The market and the economics of electrical steels produced by the conventional processes have been evaluated and potential for improvement have been identified.
Magnetic and mechanical properties as functions of processing parameters (including rapid heating rates, peak temperature and holding time) were examined.
Vast amounts of data were produced by interrelating magnetic properties of the electrical steels to heat treatment conditions utilising the whole range of heating rates available.
For non oriented steel, in general specific loss Ps decreases with the increase of heating rate and peak temperature. Polarisation J increases with the increase of heating rate and decreases with the increase of peak temperature.
The effect of heating rate on loss reduction is more profound in medium silicon alloys such as those with silicon content of 1.3% and 1.8%.
Rapid heating has also been shown to reduce the magnetic anisotropy of non oriented steels.
For regular grain oriented material, results indicate a potential for loss reduction by applying rapid heating as part of decarburisation annealing during the production process.
A new method of magnetic measurement of flux distribution in limited area was developed and the effect of the magnetooptic Kerr effect was observed in non-oriented steel.
Transverse flux induction heating technology was developed for electrical steels.
Design data for the inductor was tuned according to the specific physical properties of the electrical steels and a full set of operating parameters of the laboratory-scale transverse flux induction heating (TFIH) line for electrical steel strips were formed.
A computer programme was developed for transformer optimisation by calculation of the set of design parameters that defines the cheapest transformer which fulfils all functional requirements.
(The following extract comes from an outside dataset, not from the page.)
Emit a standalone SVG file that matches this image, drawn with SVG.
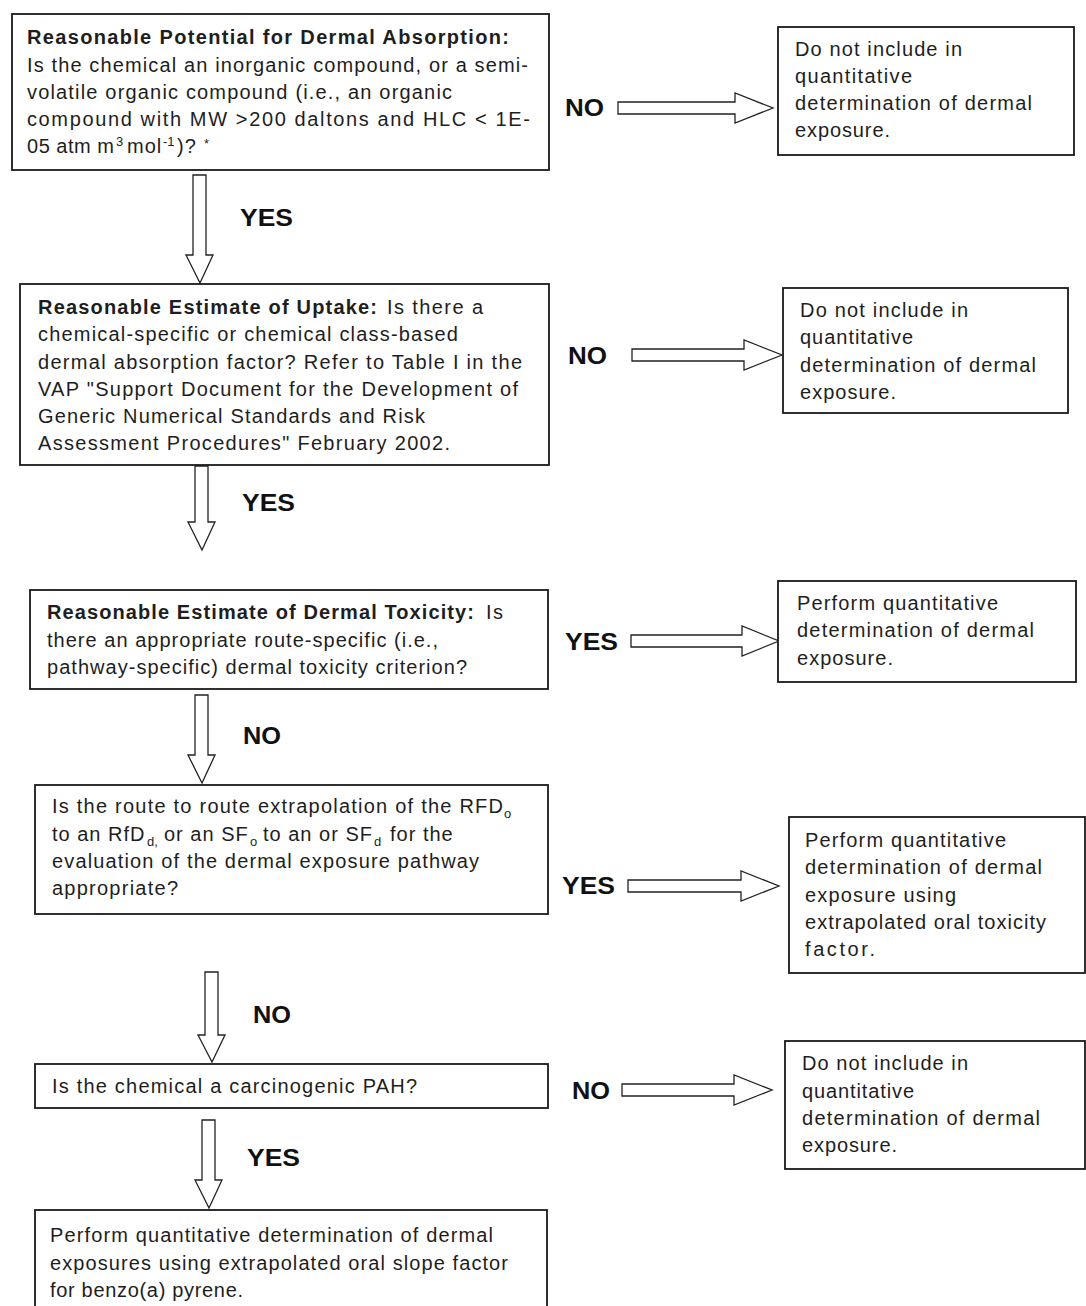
<svg xmlns="http://www.w3.org/2000/svg" width="1086" height="1306" viewBox="0 0 1086 1306">
<style>
.box{fill:#fff;stroke:#1a1a1a;stroke-width:1.8}
.arr{fill:#fff;stroke:#222;stroke-width:1.3;stroke-linejoin:miter}
.t{font-family:"Liberation Sans",Arial,sans-serif;font-size:20px;fill:#1e1e1e}
.b{font-weight:bold}
.ls{letter-spacing:1px}
.lbl{font-family:"Liberation Sans",Arial,sans-serif;font-size:23px;font-weight:bold;fill:#111}
.sub{font-size:13px}
</style>
<rect width="1086" height="1306" fill="#fff"/>

<g id="connectors">
  <path class="arr" d="M618,102 H735 V93 L773,108 L735,123 V114 H618 Z"/>
  <path class="arr" d="M632,349 H744 V340 L782,355 L744,370 V361 H632 Z"/>
  <path class="arr" d="M631,635 H742 V626 L779,641 L742,656 V647 H631 Z"/>
  <path class="arr" d="M628,880 H741 V871 L779,886 L741,901 V892 H628 Z"/>
  <path class="arr" d="M622,1084 H734 V1075 L772,1090 L734,1105 V1096 H622 Z"/>
  <path class="arr" d="M193,175 V255 H186 L200,283 L213,255 H206 V175 Z"/>
  <path class="arr" d="M195,466 V522 H188 L202,550 L215,522 H208 V466 Z"/>
  <path class="arr" d="M195,695 V755 H188 L202,783 L215,755 H208 V695 Z"/>
  <path class="arr" d="M205,972 V1035 H198 L212,1062 L225,1035 H218 V972 Z"/>
  <path class="arr" d="M202,1120 V1180 H195 L209,1208 L222,1180 H215 V1120 Z"/>
  <text class="lbl" x="565" y="116" textLength="39" lengthAdjust="spacingAndGlyphs">NO</text>
  <text class="lbl" x="240" y="226" textLength="53" lengthAdjust="spacingAndGlyphs">YES</text>
  <text class="lbl" x="568" y="364" textLength="39" lengthAdjust="spacingAndGlyphs">NO</text>
  <text class="lbl" x="242" y="511" textLength="53" lengthAdjust="spacingAndGlyphs">YES</text>
  <text class="lbl" x="565" y="650" textLength="53" lengthAdjust="spacingAndGlyphs">YES</text>
  <text class="lbl" x="243" y="744" textLength="38" lengthAdjust="spacingAndGlyphs">NO</text>
  <text class="lbl" x="562" y="894" textLength="53" lengthAdjust="spacingAndGlyphs">YES</text>
  <text class="lbl" x="253" y="1023" textLength="38" lengthAdjust="spacingAndGlyphs">NO</text>
  <text class="lbl" x="572" y="1099" textLength="38" lengthAdjust="spacingAndGlyphs">NO</text>
  <text class="lbl" x="247" y="1166" textLength="53" lengthAdjust="spacingAndGlyphs">YES</text>
</g>

<g id="node-absorption">
  <rect class="box" x="12" y="14" width="537" height="156"/>
  <text class="t b" x="27" y="44" textLength="482" lengthAdjust="spacing">Reasonable Potential for Dermal Absorption:</text>
  <text class="t" x="27" y="72" textLength="501" lengthAdjust="spacing">Is the chemical an inorganic compound, or a semi-</text>
  <text class="t" x="27" y="99" textLength="425" lengthAdjust="spacing">volatile organic compound (i.e., an organic</text>
  <text class="t" x="27" y="126" textLength="503" lengthAdjust="spacing">compound with MW &gt;200 daltons and  HLC &lt; 1E-</text>
  <text class="t" x="27" y="153" textLength="87" lengthAdjust="spacing">05 atm m</text>
  <text class="t sub" x="116" y="146">3</text>
  <text class="t ls" x="127" y="153">mol</text>
  <text class="t sub" x="163" y="146">-1</text>
  <text class="t ls" x="177" y="153">)?</text>
  <text class="t sub" x="204" y="148">*</text>
</g>

<g id="node-no1">
  <rect class="box" x="778" y="27" width="296" height="128"/>
  <text class="t" x="795" y="56" textLength="167" lengthAdjust="spacing">Do not include in</text>
  <text class="t" x="795" y="83" textLength="117" lengthAdjust="spacing">quantitative</text>
  <text class="t" x="795" y="110" textLength="237" lengthAdjust="spacing">determination of dermal</text>
  <text class="t" x="795" y="137" textLength="95" lengthAdjust="spacing">exposure.</text>
</g>

<g id="node-uptake">
  <rect class="box" x="20" y="284" width="529" height="181"/>
  <text class="t b" x="38" y="314" textLength="339" lengthAdjust="spacing">Reasonable Estimate of Uptake:</text>
  <text class="t" x="387" y="314" textLength="96" lengthAdjust="spacing">Is there a</text>
  <text class="t" x="38" y="341" textLength="420" lengthAdjust="spacing">chemical-specific or chemical class-based</text>
  <text class="t" x="38" y="369" textLength="484" lengthAdjust="spacing">dermal absorption factor?  Refer to Table I in the</text>
  <text class="t" x="38" y="396" textLength="480" lengthAdjust="spacing">VAP "Support Document for the Development of</text>
  <text class="t" x="38" y="423" textLength="387" lengthAdjust="spacing">Generic Numerical Standards and Risk</text>
  <text class="t" x="38" y="450" textLength="412" lengthAdjust="spacing">Assessment Procedures"  February 2002.</text>
</g>

<g id="node-no2">
  <rect class="box" x="783" y="288" width="285" height="125"/>
  <text class="t" x="800" y="317" textLength="168" lengthAdjust="spacing">Do not include in</text>
  <text class="t" x="800" y="344" textLength="113" lengthAdjust="spacing">quantitative</text>
  <text class="t" x="800" y="372" textLength="236" lengthAdjust="spacing">determination of dermal</text>
  <text class="t" x="800" y="399" textLength="96" lengthAdjust="spacing">exposure.</text>
</g>

<g id="node-toxicity">
  <rect class="box" x="30" y="590" width="518" height="99"/>
  <text class="t b" x="47" y="619" textLength="427" lengthAdjust="spacing">Reasonable Estimate of Dermal Toxicity:</text>
  <text class="t" x="486" y="619" textLength="17" lengthAdjust="spacing">Is</text>
  <text class="t" x="47" y="647" textLength="391" lengthAdjust="spacing">there an appropriate route-specific (i.e.,</text>
  <text class="t" x="47" y="674" textLength="420" lengthAdjust="spacing">pathway-specific) dermal toxicity criterion?</text>
</g>

<g id="node-yes3">
  <rect class="box" x="778" y="581" width="298" height="101"/>
  <text class="t" x="797" y="610" textLength="201" lengthAdjust="spacing">Perform quantitative</text>
  <text class="t" x="797" y="637" textLength="237" lengthAdjust="spacing">determination of dermal</text>
  <text class="t" x="797" y="665" textLength="96" lengthAdjust="spacing">exposure.</text>
</g>

<g id="node-extrapolation">
  <rect class="box" x="35" y="785" width="513" height="129"/>
  <text class="t" x="52" y="813" textLength="451" lengthAdjust="spacing">Is  the route to route extrapolation of the RFD</text>
  <text class="t sub" x="504" y="818">o</text>
  <text class="t ls" x="52" y="841">to an RfD</text>
  <text class="t sub" x="147" y="846">d,</text>
  <text class="t ls" x="164" y="841">or an SF</text>
  <text class="t sub" x="250" y="846">o</text>
  <text class="t ls" x="263" y="841">to an or SF</text>
  <text class="t sub" x="374" y="846">d</text>
  <text class="t ls" x="390" y="841">for the</text>
  <text class="t" x="52" y="868" textLength="427" lengthAdjust="spacing">evaluation of the dermal exposure pathway</text>
  <text class="t" x="52" y="895" textLength="126" lengthAdjust="spacing">appropriate?</text>
</g>

<g id="node-yes4">
  <rect class="box" x="789" y="817" width="296" height="156"/>
  <text class="t" x="805" y="847" textLength="201" lengthAdjust="spacing">Perform quantitative</text>
  <text class="t" x="805" y="874" textLength="237" lengthAdjust="spacing">determination of dermal</text>
  <text class="t" x="805" y="902" textLength="151" lengthAdjust="spacing">exposure using</text>
  <text class="t" x="805" y="929" textLength="241" lengthAdjust="spacing">extrapolated oral toxicity</text>
  <text class="t" x="805" y="956" textLength="70" lengthAdjust="spacing">factor.</text>
</g>

<g id="node-pah">
  <rect class="box" x="35" y="1064" width="513" height="44"/>
  <text class="t" x="52" y="1093" textLength="365" lengthAdjust="spacing">Is the chemical a carcinogenic PAH?</text>
</g>

<g id="node-no5">
  <rect class="box" x="785" y="1041" width="300" height="128"/>
  <text class="t" x="802" y="1070" textLength="166" lengthAdjust="spacing">Do not include in</text>
  <text class="t" x="802" y="1098" textLength="112" lengthAdjust="spacing">quantitative</text>
  <text class="t" x="802" y="1125" textLength="238" lengthAdjust="spacing">determination of dermal</text>
  <text class="t" x="802" y="1152" textLength="95" lengthAdjust="spacing">exposure.</text>
</g>

<g id="node-benzo">
  <rect class="box" x="35" y="1210" width="512" height="110"/>
  <text class="t" x="50" y="1242" textLength="443" lengthAdjust="spacing">Perform quantitative determination of dermal</text>
  <text class="t" x="50" y="1270" textLength="458" lengthAdjust="spacing">exposures using extrapolated oral slope factor</text>
  <text class="t" x="50" y="1297" textLength="193" lengthAdjust="spacing">for benzo(a) pyrene.</text>
</g>
</svg>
The proposed research is directed towards the production of novel, low loss, electrical steels by the modification of grain growth and recrystallisation utilising controlled and rapid heating rates. This will involve the development of a new heat treatment scheme for the production and processing of electrical steels using novel heating rates through the application of transverse flux induction heating techniques. It is expected to achieve the reduction in the cost of low loss electrical steels by establishing a cost effective process.
The major research tasks are:
1. Determine the relationship between heating rates and the changes in the metallurgical structure of silicon steel sheet for magnetic devices.
2. Develop a heat treatment technology to optimise the magnetic properties of the steels.
3. Investigate a potential production route for the novel steel materials.
4. Reduce the cost of low loss magnetic materials.
5. Examine the effect of these novel materials on transformer and motor performance and design.
The success of this project will also lead to considerable reduction of the energy expended in transformer and motor cores. This will strengthen the technological base of the European manufactures, reduce the emissions of carbon dioxide and delay the construction of unwanted power stations.